My girlfriend—get this—keeps asking me to take her back to my place.
Aren’t you rushing things? I say. You may be twenty-eight but I’m nineteen. We do have a good time, don’t we?
We walk up and down the Strand, enjoy the sea air and go into stores, like Colonel Bubbie’s, where they sell the military surplus equipment from all over the world.
My girlfriend knows my dad was in Vietnam and that I’m interested in military equipment and uniforms. She buys me a beret from the old Communist Bulgarian army. We visit the art galleries and fancy dress shops she likes. At night we go into the upscale bars where my girl—Sarah’s her name—orders a glass or two of house white and I sneak my share of sips.
You’ve been to my place, Sarah says. She works at Sealy Medical as a copy editor for a medical magazine and lives in a garage apartment in the neighborhood. You’ve been in my bed, she adds, curling a smile on her lips and turning her head slightly. We can’t I be in yours?
You know I live at home, I lie for the hundredth time. You know I haven’t moved out, for financial reasons. What’s the rush anyway? We’ve known each other for two months? My mom and dad are cool but they’re not so cool they’d let me bring a girl home to bed.
There’s nothing wrong with me meeting your parents, is there? She asks.
We’ve had this conversation fifty times. You are nine years older, I mention again, gently. You are a high school English teacher.
What I don’t dare tell her is I don’t have an actual place to stay. I belong to a gym where I shower, but I don’t have a regular job. I guess you could say I live by my wits. I work part-time sticking advertising fliers in people’s doors for steady cash.
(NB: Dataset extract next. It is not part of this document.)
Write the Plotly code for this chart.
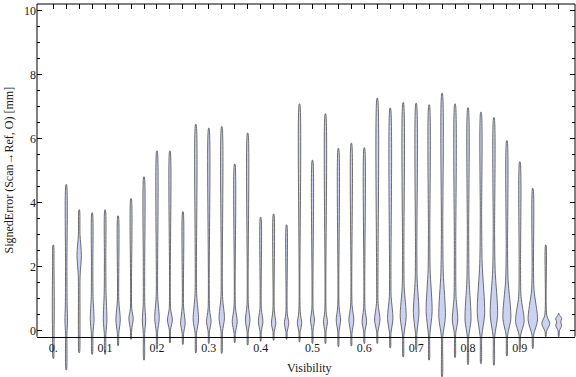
import plotly.graph_objects as go

# ---- data ----
visibility = [0.0, 0.025, 0.05, 0.075, 0.1, 0.125, 0.15, 0.175, 0.2, 0.225,
              0.25, 0.275, 0.3, 0.325, 0.35, 0.375, 0.4, 0.425, 0.45, 0.475,
              0.5, 0.525, 0.55, 0.575, 0.6, 0.625, 0.65, 0.675, 0.7, 0.725,
              0.75, 0.775, 0.8, 0.825, 0.85, 0.875, 0.9, 0.925, 0.95, 0.975]

err_max = [2.67, 4.56, 3.77, 3.68, 3.77, 3.58, 4.12, 4.80, 5.61, 5.61,
           3.71, 6.44, 6.32, 6.37, 5.20, 6.17, 3.54, 3.64, 3.30, 7.08,
           5.32, 6.77, 5.69, 5.85, 5.71, 7.26, 6.95, 7.12, 7.10, 7.05,
           7.41, 7.08, 6.96, 6.82, 6.65, 5.93, 5.27, 4.44, 2.67, 0.54]

err_min = [-0.87, -1.23, -0.69, -0.74, -0.74, -0.47, -0.27, -0.92, -0.58, -0.38,
           -0.43, -0.69, -0.40, -0.71, -0.37, -0.45, -0.33, -0.30, -0.27, -0.35,
           -0.40, -0.40, -0.50, -0.48, -0.40, -0.40, -0.54, -0.82, -0.61, -0.92,
           -1.44, -0.84, -1.06, -1.03, -1.08, -0.79, -0.61, -0.56, -0.19, -0.19]

# density profile knots per violin: (error value, relative half-width)
density_knots = [
    [(0.0, 0.8), (0.8, 1.0), (2.0, 0.7)],
    [(-0.1, 0.7), (0.3, 1.3), (0.8, 0.9), (2.0, 0.7)],
    [(0.0, 0.8), (1.7, 0.9), (2.35, 2.2), (3.0, 0.8)],
    [(-0.1, 0.8), (0.35, 1.9), (1.06, 0.9), (2.0, 0.7)],
    [(-0.1, 0.8), (0.33, 1.8), (1.2, 0.9), (2.2, 0.7)],
    [(-0.09, 0.7), (0.33, 2.2), (0.95, 0.7)],
    [(0.02, 0.6), (0.38, 2.2), (0.69, 0.7)],
    [(-0.09, 0.7), (0.33, 1.7), (0.8, 0.8), (2.0, 0.7)],
    [(-0.04, 0.7), (0.38, 2.3), (1.06, 0.8)],
    [(0.02, 0.6), (0.33, 2.5), (0.69, 0.7)],
    [(-0.09, 0.7), (0.22, 2.3), (0.74, 0.7)],
    [(-0.09, 0.7), (0.33, 2.7), (1.16, 0.8)],
    [(-0.04, 0.6), (0.28, 2.3), (0.69, 0.7)],
    [(-0.04, 0.7), (0.38, 2.7), (1.06, 0.8)],
    [(-0.09, 0.6), (0.28, 2.5), (0.74, 0.7)],
    [(-0.04, 0.6), (0.33, 2.3), (0.80, 0.7)],
    [(-0.04, 0.6), (0.28, 2.3), (0.69, 0.7)],
    [(-0.04, 0.6), (0.22, 2.2), (0.64, 0.7)],
    [(-0.04, 0.6), (0.22, 2.2), (0.54, 0.7)],
    [(-0.04, 0.6), (0.22, 2.2), (0.59, 0.7)],
    [(0.02, 0.6), (0.33, 2.0), (0.64, 0.7)],
    [(-0.04, 0.6), (0.28, 2.0), (0.59, 0.7)],
    [(-0.04, 0.6), (0.33, 2.2), (0.74, 0.7)],
    [(-0.09, 0.6), (0.33, 2.5), (0.80, 0.7)],
    [(-0.04, 0.6), (0.28, 2.3), (0.69, 0.7)],
    [(-0.04, 0.6), (0.33, 2.7), (0.85, 0.8), (1.8, 0.7)],
    [(-0.09, 0.7), (0.38, 2.7), (1.06, 0.9), (1.8, 0.7)],
    [(-0.14, 0.7), (0.43, 3.0), (1.37, 1.0), (2.5, 0.7)],
    [(-0.09, 0.7), (0.54, 2.8), (1.58, 1.0), (2.5, 0.7)],
    [(-0.14, 0.7), (0.59, 3.0), (1.9, 1.0), (3.0, 0.7)],
    [(-0.19, 0.7), (0.43, 3.3), (1.8, 1.2), (3.0, 0.7)],
    [(-0.09, 0.7), (0.33, 2.7), (1.06, 1.0), (2.5, 0.7)],
    [(-0.19, 0.7), (0.33, 3.0), (1.58, 1.1), (3.0, 0.7)],
    [(-0.19, 0.8), (0.54, 3.7), (2.1, 1.2), (3.5, 0.7)],
    [(-0.19, 0.8), (0.49, 3.7), (1.9, 1.2), (3.0, 0.7)],
    [(-0.14, 0.8), (0.38, 4.0), (1.58, 1.2), (2.5, 0.7)],
    [(-0.14, 0.8), (0.28, 4.3), (1.06, 1.2), (2.0, 0.7)],
    [(-0.14, 0.8), (0.33, 4.7), (1.27, 1.2), (2.0, 0.7)],
    [(-0.03, 0.7), (0.22, 4.0), (0.48, 1.0)],
    [(0.0, 0.7), (0.15, 3.0), (0.27, 2.0), (0.38, 3.0), (0.50, 0.5)],
]

x_tick_vals = [0.0, 0.1, 0.2, 0.3, 0.4, 0.5, 0.6, 0.7, 0.8, 0.9]
x_tick_text = ["0.", "0.1", "0.2", "0.3", "0.4", "0.5", "0.6", "0.7", "0.8", "0.9"]
y_tick_vals = [0, 2, 4, 6, 8, 10]
y_tick_text = ["0", "2", "4", "6", "8", "10"]
y_minor_vals = [0.5, 1, 1.5, 2.5, 3, 3.5, 4.5, 5, 5.5, 6.5, 7, 7.5, 8.5, 9, 9.5]

# ---- styling / geometry ----
X_RANGE = [-0.0314, 1.0064]
Y_RANGE = [-1.45, 10.2]
AXIS_Y = -0.19
WIDTH_SCALE = 1 / 518.4      # relative half-width unit -> visibility units
TAIL = 0.25
FILL = "#cbd2f3"
EDGE = "#555555"
FONT = "Liberation Serif, Times New Roman, serif"
TXT = "#1a1a1a"

fig = go.Figure()

for pos, lo, hi, knots in zip(visibility, err_min, err_max, density_knots):
    pts = [(lo, TAIL)] + sorted(knots) + [(hi, TAIL)]
    ys = [p[0] for p in pts]
    ws = [p[1] * WIDTH_SCALE for p in pts]
    xs_r = [pos + w for w in ws]
    xs_l = [pos - w for w in ws]
    fig.add_trace(go.Scatter(
        x=xs_r + xs_l[::-1] + [xs_r[0]],
        y=ys + ys[::-1] + [ys[0]],
        mode="lines", fill="toself", fillcolor=FILL,
        line=dict(color=EDGE, width=0.85, shape="spline", smoothing=0.8),
        hoverinfo="skip", showlegend=False,
    ))

# dummy trace to show mirrored axes (top / right ticks)
fig.add_trace(go.Scatter(x=[None], y=[None], xaxis="x2", yaxis="y2",
                         showlegend=False, hoverinfo="skip"))

axis_pos = (AXIS_Y - Y_RANGE[0]) / (Y_RANGE[1] - Y_RANGE[0])

fig.update_layout(
    width=576, height=377,
    margin=dict(l=37, r=1, t=4, b=0, autoexpand=False),
    paper_bgcolor="white", plot_bgcolor="white",
    font=dict(family=FONT, size=12, color=TXT),
    xaxis=dict(range=X_RANGE, anchor="free", position=axis_pos,
               automargin=False,
               showline=True, linecolor="black", linewidth=1,
               tickvals=x_tick_vals, ticktext=x_tick_text, ticks="",
               showgrid=False, zeroline=False,
               tickfont=dict(family=FONT, size=12, color=TXT)),
    yaxis=dict(range=Y_RANGE, showline=False, showgrid=False, zeroline=False,
               automargin=False,
               tickvals=y_tick_vals, ticktext=y_tick_text,
               ticks="inside", ticklen=5, tickcolor="black", tickwidth=1,
               minor=dict(tickvals=y_minor_vals, ticks="inside", ticklen=3,
                          tickcolor="black", tickwidth=1, showgrid=False),
               tickfont=dict(family=FONT, size=12, color=TXT)),
    xaxis2=dict(range=X_RANGE, overlaying="x", side="top", anchor="y2",
                automargin=False,
                tickvals=visibility, showticklabels=False,
                ticks="inside", ticklen=5, tickcolor="black", tickwidth=1,
                showline=False, showgrid=False, zeroline=False),
    yaxis2=dict(range=Y_RANGE, overlaying="y", side="right", anchor="x2",
                automargin=False,
                tickvals=y_tick_vals, showticklabels=False,
                ticks="inside", ticklen=5, tickcolor="black", tickwidth=1,
                minor=dict(tickvals=y_minor_vals, ticks="inside", ticklen=3,
                           tickcolor="black", tickwidth=1, showgrid=False),
                showline=False, showgrid=False, zeroline=False),
    shapes=[
        dict(type="line", xref="paper", yref="y", x0=0, x1=0,
             y0=AXIS_Y, y1=Y_RANGE[1], line=dict(color="black", width=1)),
        dict(type="line", xref="paper", yref="y", x0=1, x1=1,
             y0=AXIS_Y, y1=Y_RANGE[1], line=dict(color="black", width=1)),
        dict(type="line", xref="paper", yref="paper", x0=0, x1=1,
             y0=1, y1=1, line=dict(color="black", width=1)),
    ],
    annotations=[
        dict(text="Visibility", xref="paper", yref="paper",
             x=0.507, y=0.024, showarrow=False, xanchor="center",
             yanchor="middle", font=dict(family=FONT, size=12, color=TXT)),
        dict(text="SignedError (Scan→Ref, O) [mm]", xref="paper", yref="paper",
             x=-0.053, y=0.555, showarrow=False, textangle=-90,
             xanchor="center", yanchor="middle",
             font=dict(family=FONT, size=12, color=TXT)),
    ],
)

fig.write_html("out.html",
               config={"displayModeBar": False, "staticPlot": True},
               post_script="document.body.style.margin='0px';"
                           "document.body.style.overflow='hidden';")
Sarah thinks I am a freshmen student at the A&M campus here. I guess you could say I am a student, a student of life. I moved down from Dallas and have been in Galveston a year. Sarah and I met in the Sealy Library on a rainy April Sunday. I was reading a book of Philip Caputo stories on Vietnam. I read a lot on Vietnam since my father died a year ago of complications, at forty-two, from exposure to Agent Orange. My mother’s drinking got worse, and I left when I couldn’t get her to stop.
Sarah was reading the New Yorker magazine. I liked the way her turquoise eyes peeked out from her thick bangs of brown hair, and asked if she read the articles or just enjoyed the cartoons.
Sarah says early on a Saturday night while we’re listening to a bad Austin band in a club off the Strand, says with slow tears running down her cheeks that she won’t be seeing me again after this lovely June evening, unless I take her home to meet my mother and father. She says I need to be more open about my life, that if I love her I can’t be afraid of our age differences.
And so Sarah and I catch the green trolley to the Seawall. We ride down the Seawall north till we get where there are few stores and hotels. It is still light and the evening is cool enough with a sea breeze blowing. I take her hand and we walk out on the sand through the brush and then around a hill. I get my flashlight out of my backpack and lead her through a cement doorframe inside an old World War II bunker. You know how I am interested in war, I am explaining to her.
The bunker smells of mold and salt and damp, but to me it’s not that unpleasant.
They were worried about an invasion by the Axis powers by sea, and so the government built three of these bunkers on the island, I say, and they’re still here. Isn’t it amazing? Here it is 1982 and these bunkers must be forty years old. You can see in the floor (I shine the light) where the big artillery could rotate. The big guns pointed through this large horizontal slit here out to sea. Behind some of these steel doors they kept the ammo.
Sarah is mostly quiet. She does say the place is not romantic like the beach where we often take walks at night. She asks if I am thinking of enlisting in the military and I say no way, they already got my father.
Over here is where the soldiers lived, I add. I pull down on a big latch on a steel door and push the heavy rusted door open.
This is where I stay. I shine the light inside. I’ve got three suitcases full of clothes, a sleeping bag, a pillow, and a foam rubber mat. I’ve got an old pistol for protection but it’s so dark in here I never get bothered.
Sarah doesn’t say a word. I can’t make out her face, but I am thinking how much I love her, how she is my first love and I will love her till I die. At nineteen I do not care much for the world. I have no plans beyond enjoying the freedom of the day to day. Deep inside the bunker we can hear the trickle of water.
Sarah is still holding my hand. She gives it a squeeze and puts her other hand over mine and makes a sigh. I hear sniffles and surmise she must be crying again, or maybe it’s just the sound of water dripping.
After a long moment standing there with the flashlight lighting my home and belongings, Sarah says quietly, Can we go?
Now you know, I say. Now you know how it is.